Slater eschewed the campiness of the older issues for a more recent comic book run from writer Jeff Lemire and artist Greg Smallwood, in which Marc Spector starts to question the very nature of his reality. That terrifying existentialism is what drives the plot of the Disney+ show, which stars Oscar Isaac as a man juggling two distinct personalities. When the story picks up, Isaac is Steven Grant, a jumpy museum gift shop employee haunted by visions of an Egyptian moon god named Khonsu. Is this a byproduct of Steven's fatigued mind and the ancient artifacts he works around all day or is he actually a superhero gifted with supernatural abilities?

"There's all this amazing stuff from Egyptology in the comics," Slater added. "Raiders of the Lost Ark was actually my big reference when I first pitched. How can we tell this dark, complex story, but also inject some big, fun, supernatural, Amblin-style magic at the same time?"

In the comics, Marc Spector is a mercenary-for-hire who gets betrayed and left for dead in the middle of the desert. He gets a second shot at life when he agrees to become a proxy for Khonsu on Earth. To really nail that part of his origin story, Slater brought in a real-world archaeologist as a consultant. "He told us these crazy details," said the head writer. "Like inside the Great Pyramid of Giza, there's a chamber that's inaccessible, but large enough to contain the Statue of Liberty. And no one knows what's in it. Those kinds of wild, real-life facts informed everything we wrote."

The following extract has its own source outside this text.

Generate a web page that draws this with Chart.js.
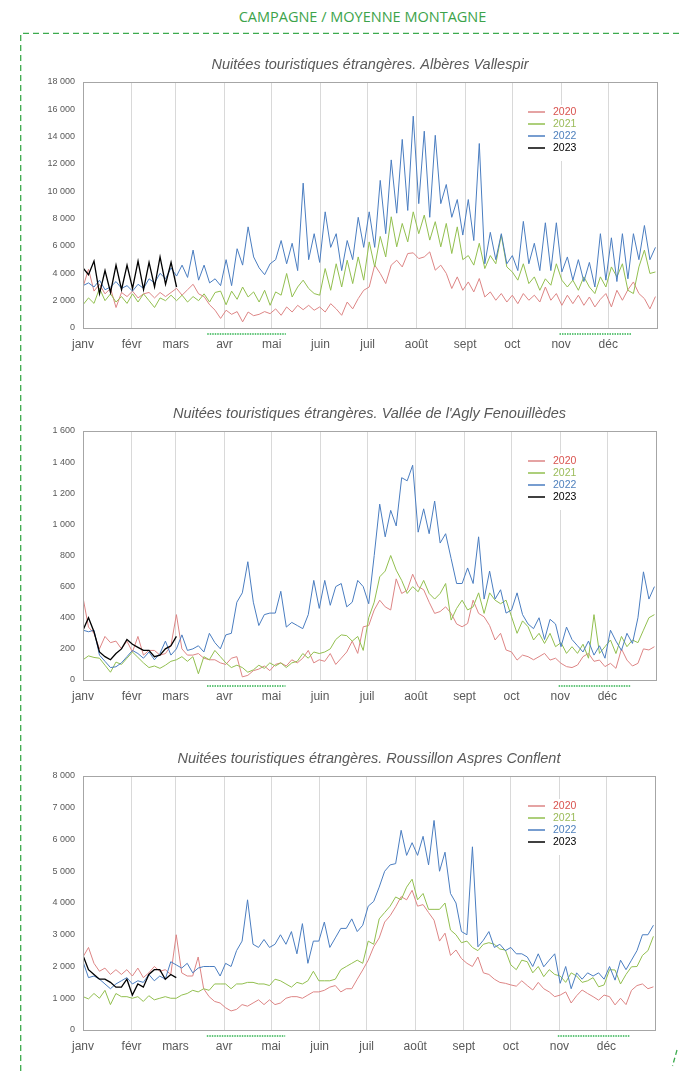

The production also tapped Egyptian-born filmmaker, Mohamed Diab, to oversee a number of episodes. Despite there being a comic book character with deep roots in his home country, Diab wasn't aware of Moon Knight's existence until later in life. "In our part of the world, we only got the main guys — Superman, Spider-Man, Batman — so I never knew about Moon Knight," he explained to Empire. "But when I got the chance to pitch for this and read [Slater's] script, I connected immediately. I saw it as a dark, gritty character study."

Beyond Isaac, who is an executive producer as well, the cast also includes Ethan Hawke as villain Arthur Harrow (a religious zealot and cult-like leader with shady motives) and May Calamawy as Layla El-Faouly (a character from Marc's pre-Steven past). The duo of Justin Benson and Aaron Moorhead are also directing.

Moon Knight arrives on Disney+ Wednesday, March 30.